-¡No tienes escapatoria!
Juan ríe y corre tras de mí alrededor del sofá. Tras un par de vueltas me atrapa y ambos caemos encima de él. Comienza a hacerme cosquillas y le pido que pare, pero no me hace caso. Es un poco bobo. Es mi bobo. De pronto, miro donde hace un momento estaba y ya no hay nadie. Se fue, se fue hace mil años. Se fue para siempre. Sin embargo, siempre ríe y siempre me persigue alrededor del sofá y siempre me pilla y siempre, siempre, siempre...
Cuando estábamos juntos reíamos sin parar. Ahora también río, pero de otra manera. Río al recordar. A veces, no puedo reír y solo sonrío. Sin embargo, él me dio la fuerza para no quebrarme. Decía que me haría junco pues yo era árbol y los árboles se parten con un intenso viento. Los juntos se doblan y después, vuelven a erguirse. Juan me convirtió en junco. Por eso río y sonrío. A veces más, a veces menos, pero siempre veo el lado amable de la vida y rara vez me nublo por su lado más amargo.

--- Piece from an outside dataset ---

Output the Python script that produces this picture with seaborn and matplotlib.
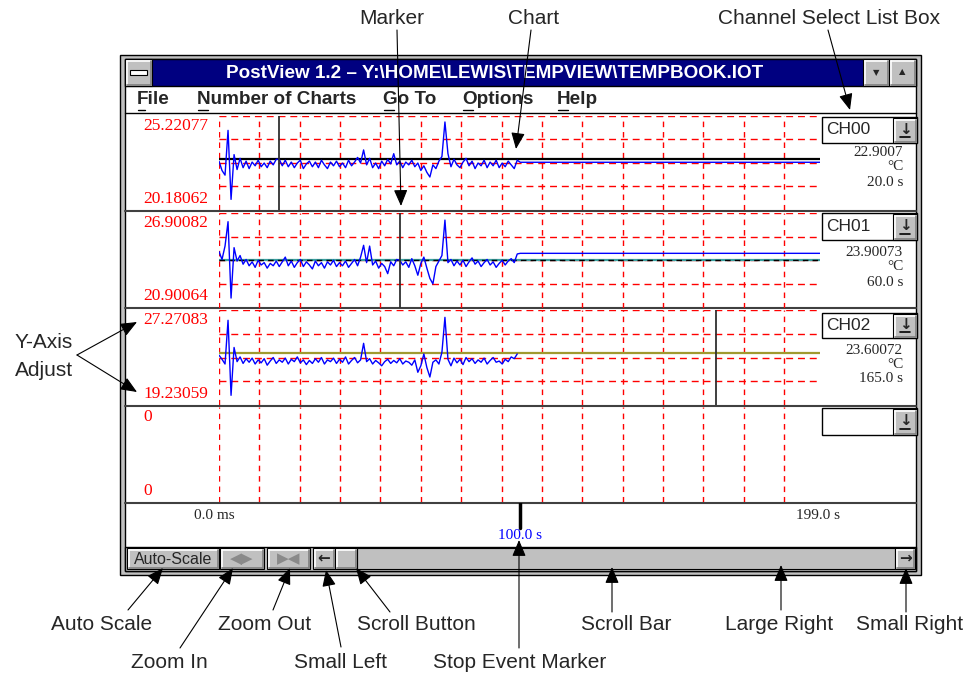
import matplotlib
matplotlib.use("Agg")
import matplotlib.pyplot as plt
from matplotlib.patches import Rectangle
import numpy as np
import seaborn as sns

# logged samples, one per second until the stop event
secs = np.arange(0, 101)
secs_ch02 = np.arange(0, 100)

ch00 = [22.80, 22.30, 22.05, 24.45, 20.75, 23.15, 22.35, 22.95, 22.45, 22.80,
        22.40, 22.75, 22.55, 22.85, 22.50, 22.70, 22.45, 22.80, 22.60, 22.90,
        22.90, 22.55, 22.85, 22.50, 22.75, 22.45, 22.70, 22.85, 22.40, 22.65,
        22.80, 22.50, 22.75, 22.45, 22.85, 22.60, 22.40, 22.75, 22.55, 22.80,
        22.50, 22.70, 22.45, 22.85, 22.55, 22.75, 23.00, 22.70, 23.40, 22.60,
        22.95, 22.45, 22.70, 22.40, 22.80, 22.55, 22.90, 22.65, 23.20, 22.60,
        22.80, 22.45, 22.75, 22.60, 22.85, 22.50, 22.70, 22.30, 22.55, 22.20,
        21.95, 22.60, 22.40, 22.80, 23.05, 24.90, 23.20, 22.50, 22.90, 22.60,
        22.45, 22.75, 22.95, 22.55, 22.80, 22.40, 22.70, 22.55, 22.85, 22.45,
        22.75, 22.55, 22.85, 22.45, 22.70, 22.50, 22.80, 22.60, 22.40, 22.85,
        22.74]
ch01 = [24.45, 23.95, 24.80, 26.35, 21.50, 24.70, 23.85, 24.20, 23.65, 23.95,
        23.55, 23.80, 23.45, 23.90, 23.60, 23.75, 23.40, 23.70, 23.55, 23.85,
        23.50, 23.80, 24.10, 23.55, 23.85, 23.45, 23.75, 23.95, 23.50, 23.80,
        23.60, 23.35, 23.85, 23.55, 23.75, 23.40, 23.80, 23.60, 23.90, 23.50,
        23.75, 23.55, 23.85, 23.45, 23.70, 23.95, 23.55, 24.10, 24.85, 23.75,
        24.80, 23.60, 23.85, 23.40, 23.70, 23.50, 23.05, 23.80, 23.55, 23.95,
        23.90, 23.60, 23.80, 23.45, 24.00, 23.55, 22.95, 23.70, 24.10, 23.40,
        22.75, 22.40, 23.50, 23.85, 24.20, 26.45, 23.75, 23.95, 23.55, 23.85,
        23.60, 23.90, 23.50, 23.80, 24.05, 23.65, 23.85, 23.50, 23.75, 23.95,
        23.60, 23.80, 23.45, 23.70, 23.90, 23.60, 23.85, 24.00, 23.75, 24.30,
        24.34]
ch02 = [23.45, 23.10, 22.70, 26.40, 20.05, 24.10, 22.90, 23.30, 22.75, 23.15,
        22.85, 23.20, 22.70, 23.05, 22.80, 23.15, 22.60, 22.95, 23.25, 22.75,
        23.05, 22.85, 23.20, 22.70, 23.10, 22.90, 23.30, 22.80, 23.05, 22.65,
        23.00, 22.75, 23.15, 22.85, 23.25, 22.70, 23.05, 22.90, 23.20, 22.75,
        23.10, 22.85, 23.30, 22.70, 23.00, 23.25, 22.80, 23.05, 24.45, 22.90,
        23.15, 22.70, 23.00, 22.80, 22.55, 22.90, 23.10, 22.75, 23.00, 22.80,
        23.15, 22.70, 22.95, 22.85, 22.60, 23.05, 22.00, 22.55, 23.55, 22.40,
        21.60, 22.85, 23.05, 22.70, 23.70, 26.65, 23.10, 22.55, 23.20, 22.80,
        23.10, 22.65, 23.25, 22.90, 23.15, 22.75, 23.05, 22.85, 23.20, 22.70,
        23.00, 23.25, 22.85, 22.95, 22.70, 23.10, 22.90, 23.30, 23.15, 23.55]

channels = ["CH00", "CH01", "CH02", ""]
y_top = [25.22077, 26.90082, 27.27083, 0]
y_bottom = [20.18062, 20.90064, 19.23059, 0]
marker_secs = [20.0, 60.0, 165.0]
marker_values = [22.9007, 23.90073, 23.60072]
hold_values = [22.74, 24.34, None]
x_end = 199.5
last_time = 199.0
stop_event = 100.0

W, H = 974, 677
NARROW = ["Liberation Sans Narrow", "Liberation Sans", "DejaVu Sans"]
SANS = ["Liberation Sans", "DejaVu Sans"]
SERIF = ["Liberation Serif", "DejaVu Serif"]

sns.set_style("white")
fig = plt.figure(figsize=(W / 100, H / 100), dpi=100)


def px_axes(x0, y0, x1, y1):
    a = fig.add_axes([x0 / W, 1 - y1 / H, (x1 - x0) / W, (y1 - y0) / H])
    a.set_axis_off()
    return a


def bevel(a, x0, y0, x1, y1, face="#c0c0c0"):
    a.add_patch(Rectangle((x0, y0), x1 - x0, y1 - y0, facecolor=face,
                          edgecolor="black", lw=0.8))
    a.plot([x0 + 1.5, x1 - 1.5], [y0 + 1.5, y0 + 1.5], color="white", lw=1.2)
    a.plot([x0 + 1.5, x0 + 1.5], [y0 + 1.5, y1 - 1.5], color="white", lw=1.2)
    a.plot([x0 + 1.5, x1 - 1.5], [y1 - 1.5, y1 - 1.5], color="#808080", lw=1.2)
    a.plot([x1 - 1.5, x1 - 1.5], [y0 + 1.5, y1 - 1.5], color="#808080", lw=1.2)


# window chrome, drawn in pixel units
ax = fig.add_axes([0, 0, 1, 1])
ax.set_xlim(0, W)
ax.set_ylim(H, 0)
ax.set_axis_off()

ax.add_patch(Rectangle((120, 55), 801, 520, facecolor="#c0c0c0", edgecolor="black", lw=1))
ax.add_patch(Rectangle((125, 59), 791, 512, facecolor="white", edgecolor="black", lw=1))
ax.add_patch(Rectangle((125, 59), 791, 27, facecolor="#000080", edgecolor="black", lw=1))
ax.text(495, 73, "PostView 1.2 \u2013 Y:\\HOME\\LEWIS\\TEMPVIEW\\TEMPBOOK.IOT",
        color="white", fontsize=13.6, fontweight="bold", ha="center", va="center", family=NARROW)
bevel(ax, 125, 59, 152, 86)
ax.add_patch(Rectangle((130, 70), 17, 5, facecolor="white", edgecolor="black", lw=0.8))
bevel(ax, 863, 59, 889, 86)
bevel(ax, 889, 59, 916, 86)
ax.text(876, 73, "\u25bc", fontsize=6, ha="center", va="center")
ax.text(902.5, 72, "\u25b2", fontsize=6, ha="center", va="center")

ax.plot([125, 916], [113, 113], color="black", lw=1)
for mx, label, uw in [(137, "File", 8), (197, "Number of Charts", 11), (383, "Go To", 11),
                      (462, "Options", 11), (557, "Help", 11)]:
    ax.text(mx, 100, label, fontsize=13.6, fontweight="bold", ha="left", va="center", family=NARROW)
    ax.plot([mx + 1, mx + uw], [109.5, 109.5], color="black", lw=1)

# panels
panel_px = [(116, 210), (213, 307.5), (310, 405), (407, 502)]
for sep in [210, 307, 405, 502]:
    ax.plot([125, 916], [sep + 0.5, sep + 0.5], color="#404040", lw=1.5)

traces = [(secs, ch00), (secs, ch01), (secs_ch02, ch02)]
ref_colors = ["black", "#3aa0a0", "#a09a30"]
box_px = [(117, 143), (213, 240), (313, 338), (408, 435)]
value_y = [153, 253, 350]

for i, (top, bot) in enumerate(panel_px):
    axp = px_axes(219, top, 820, bot)
    axp.set_xlim(0, x_end)
    lo, hi = y_bottom[i], y_top[i]
    if hi == lo:
        lo, hi = 0, 1
    axp.set_ylim(lo, hi)
    for k in range(15):
        axp.axvline(k * 13.4, color="#ff0000", lw=1, ls=(0, (4, 3.5)))
    if i < 3:
        for k in range(1, 5):
            axp.axhline(lo + k * (hi - lo) / 4, xmax=0.995, color="#ff0000", lw=1, ls=(0, (5, 3.5)))
        t, v = traces[i]
        t = list(t)
        v = list(v)
        if hold_values[i] is not None:
            t.append(x_end)
            v.append(hold_values[i])
        axp.axhline(marker_values[i], color=ref_colors[i], lw=1.6)
        if i == 1:
            axp.axhline(marker_values[i], color="black", lw=1, ls=(0, (4, 3)))
        sns.lineplot(x=t, y=v, ax=axp, color="#0000ff", lw=1, estimator=None, legend=False)
        axp.axvline(marker_secs[i], color="#303030", lw=1.3)
        axp.set_axis_off()
        lbl_top = f"{y_top[i]:.5f}"
        lbl_bot = f"{y_bottom[i]:.5f}"
        ax.text(903, value_y[i], str(marker_values[i]), fontsize=11, ha="right", va="center", family=SERIF)
        ax.text(903, value_y[i] + 14, "\u00b0C", fontsize=11, ha="right", va="center", family=SERIF)
        ax.text(903, value_y[i] + 29, f"{marker_secs[i]:.1f} s", fontsize=11, ha="right", va="center", family=SERIF)
    else:
        lbl_top = f"{y_top[i]:g}"
        lbl_bot = f"{y_bottom[i]:g}"
    ax.text(143, top + 10, lbl_top, color="#ff0000", fontsize=12.5, ha="left", va="center", family=SERIF)
    ax.text(143, bot - 11, lbl_bot, color="#ff0000", fontsize=12.5, ha="left", va="center", family=SERIF)
    b0, b1 = box_px[i]
    ax.add_patch(Rectangle((822, b0), 95, b1 - b0, facecolor="white", edgecolor="black", lw=1))
    bevel(ax, 893, b0 + 1, 917, b1)
    ax.text(905, (b0 + b1) / 2 - 1, "\u2193", fontsize=11, fontweight="bold", ha="center", va="center")
    ax.plot([900, 910], [b1 - 6, b1 - 6], color="black", lw=1.2)
    ax.text(826, (b0 + b1) / 2, channels[i], fontsize=12.5, ha="left", va="center", family=SANS)

# time axis strip
axt = px_axes(219, 503, 820, 546)
axt.set_xlim(0, x_end)
axt.set_ylim(1, 0)
axt.axvline(stop_event, ymin=0.42, ymax=1, color="black", lw=2.5)
axt.text(-1.5, 0.28, "0.0 ms", fontsize=11, ha="center", va="center", family=SERIF)
axt.text(last_time, 0.28, f"{last_time:.1f} s", fontsize=11, ha="center", va="center", family=SERIF)
axt.text(stop_event, 0.75, f"{stop_event:.1f} s", fontsize=11, color="#0000ff",
         ha="center", va="center", family=SERIF)

# button / scroll bar row
ax.add_patch(Rectangle((125, 547), 791, 24, facecolor="#c0c0c0", edgecolor="black", lw=1))
bevel(ax, 127, 548, 219, 569)
ax.text(173, 559, "Auto-Scale", fontsize=11.5, ha="center", va="center", family=SANS)
bevel(ax, 220, 548, 264, 569)
ax.text(242, 558.5, "\u25c0\u25b6", fontsize=11, color="#8a8a8a", ha="center", va="center")
bevel(ax, 267, 548, 310, 569)
ax.text(288.5, 558.5, "\u25b6\u25c0", fontsize=11, color="#8a8a8a", ha="center", va="center")
bevel(ax, 313, 548, 335, 569)
ax.text(324, 558, "\u2190", fontsize=11, fontweight="bold", ha="center", va="center")
ax.add_patch(Rectangle((357, 548), 538, 21, facecolor="#c0c0c0", edgecolor="black", lw=0.8))
bevel(ax, 335, 548, 357, 569)
bevel(ax, 895, 548, 915, 569)
ax.text(905, 558, "\u2192", fontsize=11, fontweight="bold", ha="center", va="center")

# callouts
ov = fig.add_axes([0, 0, 1, 1])
ov.set_xlim(0, W)
ov.set_ylim(H, 0)
ov.set_axis_off()
ov.set_zorder(10)


def callout(sx, sy, ex, ey):
    ov.annotate("", xy=(ex, ey), xytext=(sx, sy),
                arrowprops=dict(arrowstyle="-|>,head_length=1.0,head_width=0.42",
                                color="black", lw=0.8, shrinkA=0, shrinkB=0, mutation_scale=10))


def label(x, y, s):
    ov.text(x, y, s, fontsize=15, ha="center", va="center", family=NARROW)


label(392, 18, "Marker")
callout(397, 30, 401, 206)
label(534, 18, "Chart")
callout(531, 30, 516, 149)
label(829, 18, "Channel Select List Box")
callout(828, 30, 850, 110)

label(44, 342, "Y-Axis")
label(44, 370, "Adjust")
callout(77, 355, 137, 322)
callout(77, 355, 137, 392)

label(102, 625, "Auto Scale")
callout(128, 610, 163, 568)
label(169, 662, "Zoom In")
callout(180, 648, 233, 568)
label(265, 625, "Zoom Out")
callout(273, 610, 290, 568)
label(340, 662, "Small Left")
callout(341, 647, 326, 570)
label(416, 625, "Scroll Button")
callout(390, 612, 356, 568)
label(520, 662, "Stop Event Marker")
callout(519, 648, 519, 540)
label(626, 625, "Scroll Bar")
callout(612, 612, 612, 567)
label(779, 625, "Large Right")
callout(781, 610, 781, 565)
label(910, 625, "Small Right")
callout(906, 612, 906, 568)

fig.savefig("out.png", dpi=100)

Cuando se fue, creí que volvería a hacerme árbol y que el junco desaparecería, mas no fue así. Su larga enfermedad me preparó para lo que iba a suceder, para que no volviera a correr tras de mí alrededor del sofá para atraparme. Aprendí a imaginar que lo hacía y aprendí a imaginar que estaba a mi lado en la cama y que despertaba a mi lado y me acariciaba la cara, aprendí a charlar con él, a preguntarle qué haría él cuando un dilema se presentaba en mi vida, aprendí, en definitiva, a vivir sin que estuviera más que en mi cabeza. Algunos diréis que no estoy enferma porque vive en ella y debería estar ya fuera pues hace más de dos años que partió. No me importa lo que penséis, cada uno sobrelleva las pérdidas como le viene en gana. Mi amiga Julia dice que su madre la protege desde el cielo. Soy junco cuando Juan está conmigo y soy junco cuando no lo está. El hecho de que no haya querido que se vaya del todo pudiera parecer a algunos que he perdido el norte, que estoy un tanto chalada. Pero hay que ser muy cuerdo para ser junco. Muchas personas viven en una continua nube, en un continuo desear, en un viaje imaginario a lo que querrían ser y no aceptan ser lo que son en realidad. Desde mi punto de vista, son ellos los que no viven. Soy consciente de que Juan murió el seis de septiembre de dos mil dieciséis y si le dibujo en mi mente es porque en ocasiones me apetece recordar algunos de los momentos que vivimos. Suelo hacerlo cuando algún temor me atenaza o estoy triste o el día me ha ido peor de lo que esperaba.
Tenía treinta y dos años cuando falleció. Habíamos hecho mil planes, incluso hablamos sobre ser padres en un futuro cercano. Nos gustaba la idea. No pudo ser. Sin embargo, de esos mil proyectos que teníamos cumplimos cientos de ellos y con eso me quedo. Soy junco...
Hoy Luís despertó a mi lado. Es el primer hombre que se queda a dormir en casa desde que Juan se fue. Nos conocimos hace tiempo, en la fiesta de cumpleaños de Marta, una amiga. Lo que comenzó como una amistad es hoy algo más. No tenemos mil proyectos como los tuvimos Juan y yo, pero alguno se ha empezado a fraguar. Luís sabe que a veces veo a Juan y lo entiende. Le he hablado mucho de él y sabe mucho de mí. Sabe que quizás, algún día, mis días malos lo sean menos porque él esté conmigo y ya no necesitaré ver la sonrisa de Juan en mi cabeza para animarme. Es paciente, me dice y sonríe. Agradezco su paciencia y me gusta que esté, más de lo que él imagina. Llevamos tres meses saliendo y es la primera noche que se queda a dormir. Hemos desayunado juntos, me ha dejado en la oficina y se ha marchado a trabajar.
No hay dos personas iguales, ni dos amores iguales, ni dos días iguales. Juan será siempre Juan y Luís, bueno... ya veremos qué será Luís. Hay muchos días, mucha vida y muchos sueños por cumplir. De momento, sonreímos juntos.